1975 – Captain Fantastic and the Brown Dirt Cowboy
Released: May 19, 1975
Autobiographical concept album. First album ever to debut at No. 1 on Billboard 200.
1975 – Rock of the Westies
Released: October 24, 1975
Harder-edged rock approach.
1976 – Blue Moves
Released: October 22, 1976
Double LP, expansive and introspective.
1978 – A Single Man
Released: October 16, 1978
1979 – Victim of Love
Released: October 13, 1979
Disco experiment.
1980 – 21 at 33
Released: May 13, 1980
1981 – The Fox
Released: May 20, 1981
1982 – Jump Up!
Released: April 9, 1982
1983 – Too Low for Zero
Released: May 30, 1983
Major comeback album.
1984 – Breaking Hearts
Released: June 18, 1984
1985 – Ice on Fire
Released: November 4, 1985
1986 – Leather Jackets
Released: November 3, 1986
1988 – Reg Strikes Back
Released: June 20, 1988
1989 – Sleeping with the Past
Released: August 29, 1989
Marked resurgence in the UK.
1992 – The One
Released: June 22, 1992
1995 – Made in England
Released: March 20, 1995
1997 – The Big Picture
Released: September 22, 1997
2001 – Songs from the West Coast
Released: October 1, 2001
Return to piano-driven roots.
2004 – Peachtree Road
Released: November 9, 2004
2006 – The Captain & the Kid
Released: September 18, 2006
Sequel to Captain Fantastic.
2010 – The Union (with Leon Russell)
Released: October 19, 2010
2013 – The Diving Board
Released: September 13, 2013
2016 – Wonderful Crazy Night
Released: February 5, 2016
2021 – The Lockdown Sessions
Released: October 22, 2021
Collaborative album featuring contemporary artists.

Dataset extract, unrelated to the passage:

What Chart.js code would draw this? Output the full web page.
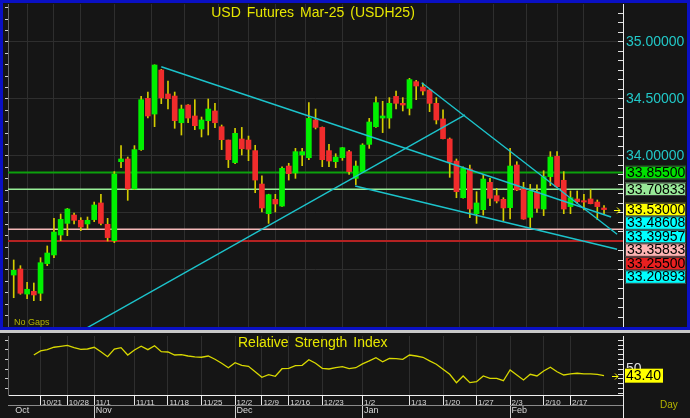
<!DOCTYPE html>
<html><head><meta charset="utf-8">
<script src="https://cdn.jsdelivr.net/npm/chart.js@4.4.1/dist/chart.umd.min.js"></script>
<style>
html,body{margin:0;padding:0;background:#c8c8c8;width:690px;height:418px;overflow:hidden;}
#main{position:absolute;left:0;top:0;width:690px;height:330px;box-sizing:border-box;border:3px solid #0a10c4;background:#151515;}
#main canvas,#rsi canvas{display:block;}
#rsi{position:absolute;left:0;top:333px;width:690px;height:85px;background:#151515;}
</style></head><body>
<div id="main"><canvas id="c1" width="684" height="324"></canvas></div>
<div id="rsi"><canvas id="c2" width="690" height="85"></canvas></div>
<script>
// ---------- data ----------
const TITLE = 'USD Futures Mar-25 (USDH25)';
const OPEN  = [32.956,33.009,32.789,32.813,32.796,33.056,33.132,33.307,33.409,33.482,33.436,33.404,33.442,33.588,33.401,33.257,33.950,33.974,33.711,34.056,34.506,34.368,34.754,34.544,34.526,34.292,34.447,34.351,34.237,34.310,34.395,34.257,34.140,33.942,34.149,34.140,34.047,33.754,33.494,33.620,33.561,33.912,33.851,34.009,33.985,34.316,34.251,34.047,33.950,33.985,34.038,33.804,33.863,34.102,34.257,34.333,34.333,34.523,34.462,34.418,34.652,34.605,34.579,34.462,34.325,34.149,33.956,33.634,33.886,33.494,33.529,33.769,33.652,33.620,33.547,33.921,33.708,33.462,33.687,33.535,33.819,33.997,33.787,33.556,33.623,33.608,33.623,33.596,33.544];
const HIGH  = [33.088,33.038,32.892,32.886,33.108,33.211,33.453,33.491,33.540,33.500,33.459,33.465,33.596,33.664,33.453,33.863,34.091,33.991,34.091,34.523,34.561,34.800,34.760,34.658,34.561,34.447,34.450,34.494,34.342,34.500,34.462,34.272,34.140,34.243,34.251,34.175,34.094,33.825,33.665,33.664,33.904,33.936,34.067,34.067,34.468,34.412,34.255,34.102,34.020,34.075,34.050,33.956,34.108,34.330,34.520,34.480,34.512,34.570,34.512,34.681,34.664,34.640,34.585,34.512,34.404,34.158,33.974,33.904,33.921,33.687,33.839,33.804,33.716,33.634,34.067,33.950,33.769,33.751,33.746,33.871,34.038,34.038,33.863,33.693,33.693,33.664,33.705,33.614,33.564];
const LOW   = [32.757,32.787,32.748,32.731,32.731,33.038,33.108,33.257,33.301,33.404,33.345,33.360,33.424,33.395,33.254,33.240,33.898,33.611,33.705,34.050,34.333,34.257,34.459,34.412,34.243,34.184,34.292,34.231,34.167,34.184,34.249,34.056,33.898,33.933,34.009,33.959,33.678,33.509,33.409,33.509,33.558,33.789,33.804,33.915,33.968,34.237,33.906,33.906,33.898,33.962,33.839,33.749,33.857,34.067,34.251,34.205,34.243,34.412,34.395,34.360,34.494,34.535,34.389,34.281,34.150,33.813,33.634,33.630,33.459,33.409,33.482,33.564,33.588,33.433,33.447,33.696,33.445,33.365,33.506,33.477,33.740,33.725,33.494,33.494,33.585,33.526,33.580,33.442,33.494];
const CLOSE = [32.997,32.796,32.831,32.781,33.064,33.149,33.333,33.444,33.535,33.436,33.377,33.436,33.570,33.409,33.284,33.842,33.974,33.711,34.056,34.494,34.351,34.798,34.509,34.503,34.310,34.412,34.333,34.266,34.316,34.412,34.292,34.143,33.968,34.199,34.064,34.059,33.789,33.544,33.661,33.579,33.892,33.845,34.038,34.038,34.330,34.251,33.968,33.956,33.991,34.073,33.863,33.912,34.096,34.298,34.468,34.351,34.462,34.462,34.447,34.670,34.614,34.570,34.462,34.316,34.152,33.945,33.687,33.892,33.535,33.588,33.798,33.629,33.605,33.544,33.912,33.702,33.447,33.693,33.541,33.819,33.991,33.731,33.535,33.634,33.599,33.596,33.582,33.556,33.530];
const RSI   = [null,null,null,64.7,68.9,70.2,72.7,73.7,74.7,72.3,70.6,70.9,72.7,68.1,63.0,70.9,72.3,64.7,69.9,73.7,70.2,74.3,68.1,67.8,64.7,65.1,63.7,62.7,62.4,63.7,60.3,56.2,51.6,56.8,54.1,53.1,47.5,41.8,44.4,42.8,50.6,51.0,53.7,54.1,59.9,56.2,51.0,50.3,51.6,52.7,50.6,51.6,55.5,58.6,62.0,57.8,61.3,60.9,60.3,64.7,63.7,62.4,58.6,55.2,50.0,44.8,36.2,43.1,36.2,37.2,43.1,40.7,40.7,38.2,49.3,44.1,39.0,44.8,43.1,48.2,52.1,47.5,44.1,45.2,45.9,45.2,45.2,44.8,43.4];
const DATE_IDX    = [4,8,12,18,23,28,33,37,41,46,52,59,64,69,74,79,83];
const DATE_LABELS = ['10/21','10/28','11/1','11/11','11/18','11/25','12/2','12/9','12/16','12/23','1/2','1/13','1/20','1/27','2/3','2/10','2/17'];
const MONTH_IDX    = [0,12,33,52,74];
const MONTH_LABELS = ['Oct','Nov','Dec','Jan','Feb'];
const LEVELS       = [33.855, 33.70833, 33.35833, 33.255];
const LEVEL_COLORS = ['#0ca00c','#98ee98','#f4b8b8','#b42222'];
const TRENDS = [
  [{x:22.0, y:34.783},{x:89.05, y:33.465}],
  [{x:60.82,y:34.643},{x:89.95, y:33.313}],
  [{x:10.97,y:32.494},{x:67.28, y:34.360}],
  [{x:50.9, y:33.737},{x:89.95, y:33.182}]
];
const RIGHT_LABELS = [33.855,33.70833,33.53,33.48608,33.39957,33.35833,33.255,33.20893];
const RIGHT_COLORS = ['#00e000','#98e898','#ffff00','#00ffff','#00ffff','#ffb4b4','#e82020','#00ffff'];
const PRICE_LABELS = [35.0, 34.5, 34.0];
const RSI_LABEL = 43.40;

// ---------- view ----------
const FONT = '"Liberation Sans", Arial, sans-serif';
const XMIN = -0.85, XMAX = 90.83;
const YMIN = 32.5, YMAX = 35.3333;
const RMIN = 23.5, RMAX = 84.3;
const GREEN = '#00f000', RED = '#f02c2c', WICK = '#d4cc00';
const idx = OPEN.map((_, i) => i);
const isUp = i => CLOSE[i] >= OPEN[i];
const noPad = s => { s.paddingTop = 0; s.paddingBottom = 0; s.paddingLeft = 0; s.paddingRight = 0; };

function arrow(ctx, x, y) {
  ctx.strokeStyle = '#ffff00'; ctx.lineWidth = 1;
  const yy = Math.round(y) + 0.5;
  ctx.beginPath();
  ctx.moveTo(x - 6, yy); ctx.lineTo(x, yy);
  ctx.moveTo(x - 3, yy - 3); ctx.lineTo(x, yy); ctx.lineTo(x - 3, yy + 3);
  ctx.stroke();
}

const mainDecor = {
  id: 'mainDecor',
  afterDraw(chart) {
    const { ctx, chartArea: a } = chart;
    const y = chart.scales.y, yR = chart.scales.yR;
    ctx.save();
    ctx.font = '14px ' + FONT;
    try { ctx.wordSpacing = '2px'; } catch (e) {}
    ctx.fillStyle = '#e6e600'; ctx.textAlign = 'center'; ctx.textBaseline = 'middle';
    ctx.fillText(TITLE, 310, 10);
    try { ctx.wordSpacing = '0px'; } catch (e) {}
    ctx.font = '9px ' + FONT; ctx.textAlign = 'left'; ctx.fillStyle = '#b4b400';
    ctx.fillText('No Gaps', 11, a.bottom - 4);
    const H = 13.5;
    let prev = -1e9;
    ctx.font = '14px ' + FONT;
    RIGHT_LABELS.forEach((v, k) => {
      const cy = Math.max(y.getPixelForValue(v), prev + H);
      prev = cy;
      const bx = yR.left + 2, by = cy - H / 2;
      ctx.fillStyle = RIGHT_COLORS[k];
      ctx.fillRect(bx, by, 61, H);
      ctx.strokeStyle = '#3a3a3a'; ctx.lineWidth = 1;
      ctx.strokeRect(bx + 0.5, by + 0.5, 60, H - 1);
      ctx.fillStyle = '#000'; ctx.textBaseline = 'middle';
      ctx.fillText(v.toFixed(5), bx + 2, cy + 0.5);
    });
    arrow(ctx, a.right - 3, y.getPixelForValue(CLOSE[CLOSE.length - 1]));
    ctx.restore();
  }
};

const levelSets = LEVELS.map((v, k) => ({
  type: 'line', data: [{x: XMIN, y: v}, {x: XMAX, y: v}], borderColor: LEVEL_COLORS[k],
  borderWidth: (k === 0 || k === 3) ? 2 : 1.5, pointRadius: 0, order: 3
}));
const trendSets = TRENDS.map(t => ({
  type: 'line', data: t, borderColor: '#1cc4cc', borderWidth: 1.4, pointRadius: 0, order: 0
}));

new Chart(document.getElementById('c1'), {
  type: 'bar',
  data: { datasets: [
    ...levelSets,
    { type: 'bar', data: idx.map(i => ({x: i, y: [LOW[i], HIGH[i]]})), backgroundColor: WICK,
      barThickness: 1, grouped: false, order: 2 },
    { type: 'bar', data: idx.map(i => ({x: i, y: [OPEN[i], CLOSE[i]]})),
      backgroundColor: idx.map(i => isUp(i) ? GREEN : RED), barThickness: 5, grouped: false,
      minBarLength: 1, order: 1 },
    ...trendSets
  ]},
  options: {
    responsive: false, animation: false, devicePixelRatio: 1,
    layout: { padding: { top: 1, bottom: 0, left: 0, right: 0 } },
    plugins: { legend: { display: false }, tooltip: { enabled: false } },
    scales: {
      x: { type: 'linear', min: XMIN, max: XMAX, offset: false,
        afterBuildTicks: s => { s.ticks = DATE_IDX.map(v => ({value: v})); },
        ticks: { display: false, autoSkip: false }, grid: { color: '#2e2e2e', drawTicks: false }, border: { display: false },
        afterFit: s => { s.height = 0; noPad(s); } },
      y: { type: 'linear', position: 'left', min: YMIN, max: YMAX,
        afterBuildTicks: s => { const t = []; for (let k = Math.ceil(YMIN * 10); k <= Math.floor(YMAX * 10); k++) t.push({value: k / 10}); s.ticks = t; },
        ticks: { display: false, autoSkip: false }, grid: { drawOnChartArea: false, tickLength: 3, tickColor: '#cfcfcf' },
        border: { color: '#6a6a6a' }, afterFit: s => { s.width = 5; noPad(s); } },
      yR: { type: 'linear', position: 'right', min: YMIN, max: YMAX,
        afterBuildTicks: s => { const t = []; for (let k = Math.ceil(YMIN * 12); k <= Math.floor(YMAX * 12); k++) t.push({value: k / 12}); s.ticks = t; },
        ticks: { padding: 8, autoSkip: false, color: '#22c8c8', font: { size: 14, family: FONT },
          callback: v => PRICE_LABELS.some(p => Math.abs(p - v) < 1e-6) ? v.toFixed(5) : '' },
        grid: { color: c => (c.tick && Math.abs(c.tick.value * 2 - Math.round(c.tick.value * 2)) < 1e-6) ? '#2e2e2e' : 'rgba(0,0,0,0)',
          tickColor: '#e0e0e0', tickLength: -5 },
        border: { color: '#ececec' }, afterFit: s => { s.width = 64; noPad(s); } }
    }
  },
  plugins: [mainDecor]
});

const rsiDecor = {
  id: 'rsiDecor',
  afterDraw(chart) {
    const { ctx, chartArea: a } = chart;
    const y = chart.scales.y, yR = chart.scales.yR;
    ctx.save();
    ctx.font = '14px ' + FONT;
    try { ctx.wordSpacing = '2px'; } catch (e) {}
    ctx.fillStyle = '#e6e600'; ctx.textAlign = 'left'; ctx.textBaseline = 'middle';
    ctx.fillText('Relative Strength Index', 238, 10);
    try { ctx.wordSpacing = '0px'; } catch (e) {}
    ctx.strokeStyle = '#ececec'; ctx.lineWidth = 1;
    ctx.beginPath(); ctx.moveTo(Math.round(yR.left) + 0.5, a.bottom); ctx.lineTo(Math.round(yR.left) + 0.5, 85); ctx.stroke();
    const cy = y.getPixelForValue(RSI[RSI.length - 1]);
    ctx.fillStyle = '#ffff00';
    ctx.fillRect(yR.left + 2, cy - 7, 38, 14);
    ctx.fillStyle = '#000'; ctx.font = '14px ' + FONT;
    ctx.fillText(RSI_LABEL.toFixed(2), yR.left + 3, cy + 0.5);
    arrow(ctx, a.right - 5, cy);
    ctx.font = '10px ' + FONT; ctx.fillStyle = '#b4b400';
    ctx.fillText('Day', 660, 72.5);
    ctx.restore();
  }
};

new Chart(document.getElementById('c2'), {
  type: 'line',
  data: { datasets: [{ data: idx.map(i => ({x: i, y: RSI[i]})), borderColor: '#d8d800', borderWidth: 1.3,
    pointRadius: 0, spanGaps: false, tension: 0 }] },
  options: {
    responsive: false, animation: false, devicePixelRatio: 1,
    layout: { padding: { top: 3, bottom: 0, left: 0, right: 0 } },
    plugins: { legend: { display: false }, tooltip: { enabled: false } },
    scales: {
      x: { type: 'linear', position: 'bottom', weight: 0, min: XMIN, max: XMAX, offset: false,
        afterBuildTicks: s => { s.ticks = DATE_IDX.map(v => ({value: v})); },
        ticks: { callback: v => { const k = DATE_IDX.indexOf(v); return k >= 0 ? DATE_LABELS[k] : ''; },
          align: 'start', labelOffset: 1.5, padding: -7.5, autoSkip: false, maxRotation: 0,
          color: '#d8d8d8', font: { size: 8, family: FONT } },
        grid: { color: '#2e2e2e', tickColor: '#e8e8e8', tickLength: 10 },
        border: { color: '#f0f0f0' }, afterFit: s => { s.height = 10; noPad(s); } },
      x2: { type: 'linear', position: 'bottom', weight: 1, min: XMIN, max: XMAX, offset: false,
        afterBuildTicks: s => { s.ticks = MONTH_IDX.map(v => ({value: v})); },
        ticks: { callback: v => { const k = MONTH_IDX.indexOf(v); return k >= 0 ? MONTH_LABELS[k] : ''; },
          align: 'start', labelOffset: 1.5, padding: -13, autoSkip: false, maxRotation: 0,
          color: '#d8d8d8', font: { size: 9, family: FONT } },
        grid: { drawOnChartArea: false, tickLength: 13, tickColor: c => c.index === 0 ? 'rgba(0,0,0,0)' : '#d0d0d0' },
        border: { color: '#8a8a8a' }, afterFit: s => { s.height = 13; noPad(s); } },
      y: { type: 'linear', position: 'left', min: RMIN, max: RMAX,
        afterBuildTicks: s => { const t = []; for (let v = 30; v <= 80; v += 10) t.push({value: v}); s.ticks = t; },
        ticks: { display: false, autoSkip: false }, grid: { drawOnChartArea: false, tickLength: 3, tickColor: '#cfcfcf' },
        border: { color: '#6a6a6a' }, afterFit: s => { s.width = 8; noPad(s); } },
      yR: { type: 'linear', position: 'right', min: RMIN, max: RMAX,
        afterBuildTicks: s => { const t = []; for (let v = 25; v <= 80; v += 5) t.push({value: v}); s.ticks = t; },
        ticks: { padding: 8, autoSkip: false, color: '#e0e0e0', font: { size: 14, family: FONT },
          callback: v => v === 50 ? '50' : '' },
        grid: { drawOnChartArea: false, tickLength: -5, tickColor: '#e0e0e0' },
        border: { color: '#ececec' }, afterFit: s => { s.width = 67; noPad(s); } }
    }
  },
  plugins: [rsiDecor]
});
</script></body></html>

Billboard Hot 100 Top 10 Hits by Year
Now let’s turn to the singles — the songs that stormed radio and defined eras.
1971
- “Your Song” (#8)
1972
- “Rocket Man” (#6)
1973
- “Crocodile Rock” (#1)
- “Daniel” (#2)
1974
- “Bennie and the Jets” (#1)
- “Don’t Let the Sun Go Down on Me” (#2)
1975
- “Lucy in the Sky with Diamonds” (#1)
- “Philadelphia Freedom” (#1)
- “Someone Saved My Life Tonight” (#4)
1976
- “Island Girl” (#1)
1982
- “Blue Eyes” (#10)
1983
- “I Guess That’s Why They Call It the Blues” (#4)
1984
- “Sad Songs (Say So Much)” (#5)
1985
- “Nikita” (#7)
1986
- “That’s What Friends Are For” (with Dionne Warwick, Stevie Wonder, Gladys Knight) (#1)
1988
- “I Don’t Wanna Go On with You Like That” (#2)
1989
- “Sacrifice” (U.S. peak later in 1990 at #18; UK #1)
1992
- “The One” (#9)
1994
- “Can You Feel the Love Tonight” (#4)
1997
- “Something About the Way You Look Tonight” (#1)
- “Candle in the Wind 1997” (#1)
1998
- “Written in the Stars” (#2 Adult Contemporary; pop Top 20)
2021
- “Cold Heart (Pnau Remix)” (global No. 1s; U.S. Top 10 in 2022)
Awards & Milestones
Elton John’s chart dominance translated into historic recognition:
- 5 Grammy Awards
- 2 Academy Awards (including for “Can You Feel the Love Tonight” from The Lion King, written with Tim Rice)
- 2 Golden Globes
- 1 Tony Award
- 1 Emmy Award (achieving EGOT status)
His 1997 re-recording of “Candle in the Wind,” dedicated to Princess Diana, became one of the best-selling physical singles in history.
He has sold more than 300 million records worldwide. Seven consecutive No. 1 U.S. albums during the 1970s. More than 50 Top 40 hits in America. Nine No. 1 albums in the United States.
And then there was the Farewell Yellow Brick Road Tour — one of the highest-grossing tours ever mounted.
The Legacy in Context
What makes Elton’s discography extraordinary isn’t just volume. It’s range.
- Glam rock maximalism (Goodbye Yellow Brick Road)
- Confessional autobiography (Captain Fantastic)
- MTV-era resilience (“I’m Still Standing”)
- Disney renaissance crossover
- 21st-century collaborations with artists half his age
Through it all, the piano remained central. The melody remained king.
I’ve heard 20,000 people sing “Your Song” in unison — and what strikes me isn’t nostalgia. It’s durability. These songs don’t belong to a decade. They float.
The release dates tell one story — relentless productivity, reinvention, commercial peaks and valleys.
The Billboard charts tell another — dominance, resilience, comeback power.
But the real story?
It’s that Elton John wrote songs sturdy enough to survive fashion cycles, cultural shifts, and even his own excesses.
Underneath the rhinestones and rocket ships sits a songwriter who understood something elemental: give people a melody they can carry home.
And for more than five decades, that’s exactly what he did.